In the previous blog we talked about how to choose a good quality chain to protect your bikes. When it comes to motorcycles or mopeds, a padlock + chain locking system may not be enough and, in order to sleep more soundly, it may be useful to integrate it with additional protection, such as a disc lock.
The disc lock is a widely used anti-theft system on mopeds and motorcycles as they are very easy to use: quick to put on and take off, don’t take up much space and are not very heavy. However, disc stops have some security limitations which are important to know, especially to be able to use them in the best possible way.
Disc locks are relatively lightweight, compact, quick to apply and remove. In a word, they are very convenient. The best products are also characterised by a high mechanical resistance and have secure locks.
The Viro New Hardened, for example, has a single-piece body made of case-hardened, tempered steel which is copper, chrome and nickel-plated. The lock-bolt, which can have a diameter of up to 14 mm, is made from the same material. It is therefore an anti-theft system which is particularly resistant to attacks with hammers, levers and cutting tools. From the point of view of the lock, it has a stainless steel plug with 6 discs which are hard to open by lock picking and immune to key bumping.

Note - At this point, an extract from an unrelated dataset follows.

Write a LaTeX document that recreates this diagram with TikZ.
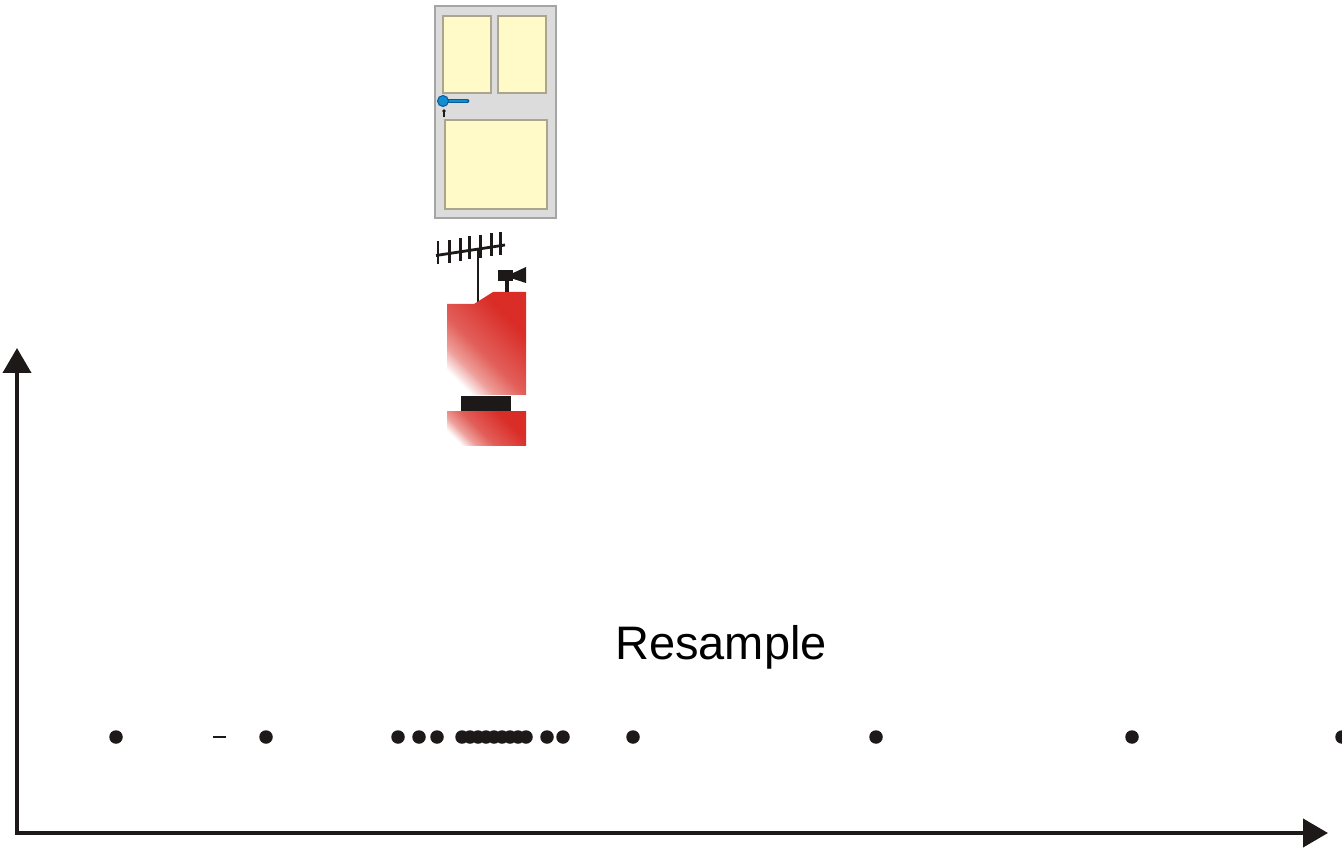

In addition to the mechanical protection, the disc lock can offer an additional electronic protection. The disc locks fitted with a siren, such as the Viro Sonar or the Viro Echo, emit an audible alarm in case of attempted theft. More advanced products, such as the Viro Sonar, can even receive alert notifications and the location of the stolen motorcycle on your mobile phone, interfacing with the Viro MAS satellite anti-theft system.
As always the first critical factor is the choice of a good quality product. The bodies of very cheap disc locks are made of lightweight alloys, which offer very little resistance, break easily with levers or hammers, and they have locks which can be easily attacked, such as the tubular ones.
The real risk of disc locks is that – regardless of their quality – many models can be bypassed by removing the disc from the wheel so that this can turn even if the disc lock is still in place. The ease with which the disc lock can be bypassed therefore depends on the difficulty with which one can separate the disc from the wheel. In the simplest cases it is sufficient to unscrew a few screws: an operation that requires just a few seconds, possibly using a cordless screwdriver.
How to use them in the best possible way
The discs of the rear wheels are generally more awkward to remove; for this reason the disc lock should be used on the rear wheel.
To prevent a potential thief from bypassing the disc lock by loosening the brake disc, it is even better to use a disc lock for each disc. In this case, in order to neutralise them it would be necessary to deprive the motorcycle or moped of the ability to brake, thereby making it basically impossible to drive. There would always still be the possibility of loading the bike on a van, but this is true for all solutions which do not tie them to a fixed point (that’s why the best security is achieved by simultaneously using a good quality disc lock and a good quality lock combined with a sturdy chain which allows you to anchor the bike to a fixed point such as a pole or a rack).
In order to avoid accidental falls and damage to the braking system, as shown in this video, it is good practice to use a “reminder” cable which connects the disc lock to the handlebars, so that one remembers to remove the disc lock before driving off. These cables are generally brightly coloured, precisely in order to maximise the visibility, and they have a spiral shape, so that they wind themselves up for storage.
Of course, this is a precaution of interest mainly to those who have bought a good quality disc lock: poor quality ones are so fragile that if you drive off, forgetting to remove them, they usually break in half!